## What you will do
Below is a listing. Quote from it, exactly, the lines from the one containing "Write the Altair code for this chart." down to the one containing "alt.Scale(domain=slots, paddingInner=0.68, paddingOuter=0.34)", both ends included, and nothing else.

## Data provided
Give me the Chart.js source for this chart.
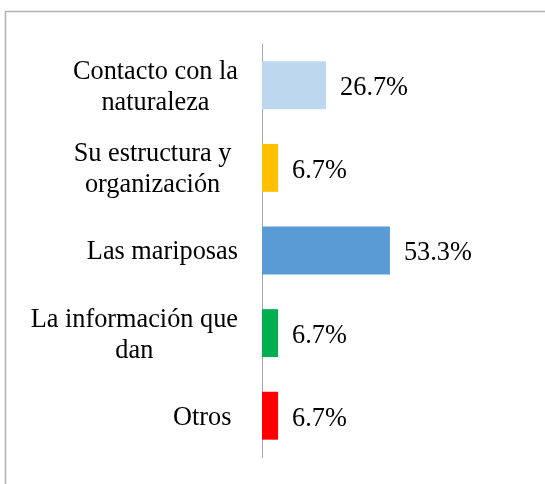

* * *

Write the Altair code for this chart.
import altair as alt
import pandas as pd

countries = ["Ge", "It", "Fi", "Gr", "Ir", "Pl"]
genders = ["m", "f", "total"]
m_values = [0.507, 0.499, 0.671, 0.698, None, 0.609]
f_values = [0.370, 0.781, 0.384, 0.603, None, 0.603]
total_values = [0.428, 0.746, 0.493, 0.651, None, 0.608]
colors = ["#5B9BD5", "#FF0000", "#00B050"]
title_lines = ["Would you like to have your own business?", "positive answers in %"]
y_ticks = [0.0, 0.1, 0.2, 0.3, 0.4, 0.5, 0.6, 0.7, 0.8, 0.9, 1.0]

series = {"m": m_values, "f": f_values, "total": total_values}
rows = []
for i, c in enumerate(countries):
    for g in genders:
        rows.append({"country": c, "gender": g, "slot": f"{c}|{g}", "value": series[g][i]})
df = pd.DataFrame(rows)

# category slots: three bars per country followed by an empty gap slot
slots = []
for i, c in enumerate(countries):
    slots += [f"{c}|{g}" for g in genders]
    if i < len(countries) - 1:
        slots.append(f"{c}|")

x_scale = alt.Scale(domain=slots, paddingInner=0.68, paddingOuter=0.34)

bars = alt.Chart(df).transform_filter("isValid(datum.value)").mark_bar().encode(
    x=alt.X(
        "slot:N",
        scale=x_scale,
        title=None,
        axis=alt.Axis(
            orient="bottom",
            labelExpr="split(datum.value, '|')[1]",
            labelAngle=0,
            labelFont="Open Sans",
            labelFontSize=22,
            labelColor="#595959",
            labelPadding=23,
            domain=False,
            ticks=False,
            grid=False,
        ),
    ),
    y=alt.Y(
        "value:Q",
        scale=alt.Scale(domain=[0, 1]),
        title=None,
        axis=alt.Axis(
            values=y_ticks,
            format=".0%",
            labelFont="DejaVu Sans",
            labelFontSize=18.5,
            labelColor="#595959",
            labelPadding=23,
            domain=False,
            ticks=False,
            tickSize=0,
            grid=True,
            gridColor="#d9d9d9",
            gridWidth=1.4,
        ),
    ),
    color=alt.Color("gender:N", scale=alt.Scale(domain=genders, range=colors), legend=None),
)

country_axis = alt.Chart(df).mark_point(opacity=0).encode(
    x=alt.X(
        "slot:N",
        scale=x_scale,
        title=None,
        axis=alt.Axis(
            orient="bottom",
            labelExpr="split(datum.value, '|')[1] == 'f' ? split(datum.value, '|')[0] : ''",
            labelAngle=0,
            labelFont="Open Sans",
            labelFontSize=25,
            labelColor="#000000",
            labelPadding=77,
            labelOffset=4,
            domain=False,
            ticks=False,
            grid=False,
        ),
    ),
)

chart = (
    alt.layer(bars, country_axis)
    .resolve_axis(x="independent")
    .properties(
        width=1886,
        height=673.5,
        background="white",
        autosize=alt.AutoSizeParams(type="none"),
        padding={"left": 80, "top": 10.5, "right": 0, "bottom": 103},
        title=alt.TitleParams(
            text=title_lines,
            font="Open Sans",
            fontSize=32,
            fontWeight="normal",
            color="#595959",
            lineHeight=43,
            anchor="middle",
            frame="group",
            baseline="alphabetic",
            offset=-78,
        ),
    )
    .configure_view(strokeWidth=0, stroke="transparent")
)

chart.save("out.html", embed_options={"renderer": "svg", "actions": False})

## Solved problem
Write the Altair code for this chart.
import altair as alt
import pandas as pd

countries = ["Ge", "It", "Fi", "Gr", "Ir", "Pl"]
genders = ["m", "f", "total"]
m_values = [0.507, 0.499, 0.671, 0.698, None, 0.609]
f_values = [0.370, 0.781, 0.384, 0.603, None, 0.603]
total_values = [0.428, 0.746, 0.493, 0.651, None, 0.608]
colors = ["#5B9BD5", "#FF0000", "#00B050"]
title_lines = ["Would you like to have your own business?", "positive answers in %"]
y_ticks = [0.0, 0.1, 0.2, 0.3, 0.4, 0.5, 0.6, 0.7, 0.8, 0.9, 1.0]

series = {"m": m_values, "f": f_values, "total": total_values}
rows = []
for i, c in enumerate(countries):
    for g in genders:
        rows.append({"country": c, "gender": g, "slot": f"{c}|{g}", "value": series[g][i]})
df = pd.DataFrame(rows)

# category slots: three bars per country followed by an empty gap slot
slots = []
for i, c in enumerate(countries):
    slots += [f"{c}|{g}" for g in genders]
    if i < len(countries) - 1:
        slots.append(f"{c}|")

x_scale = alt.Scale(domain=slots, paddingInner=0.68, paddingOuter=0.34)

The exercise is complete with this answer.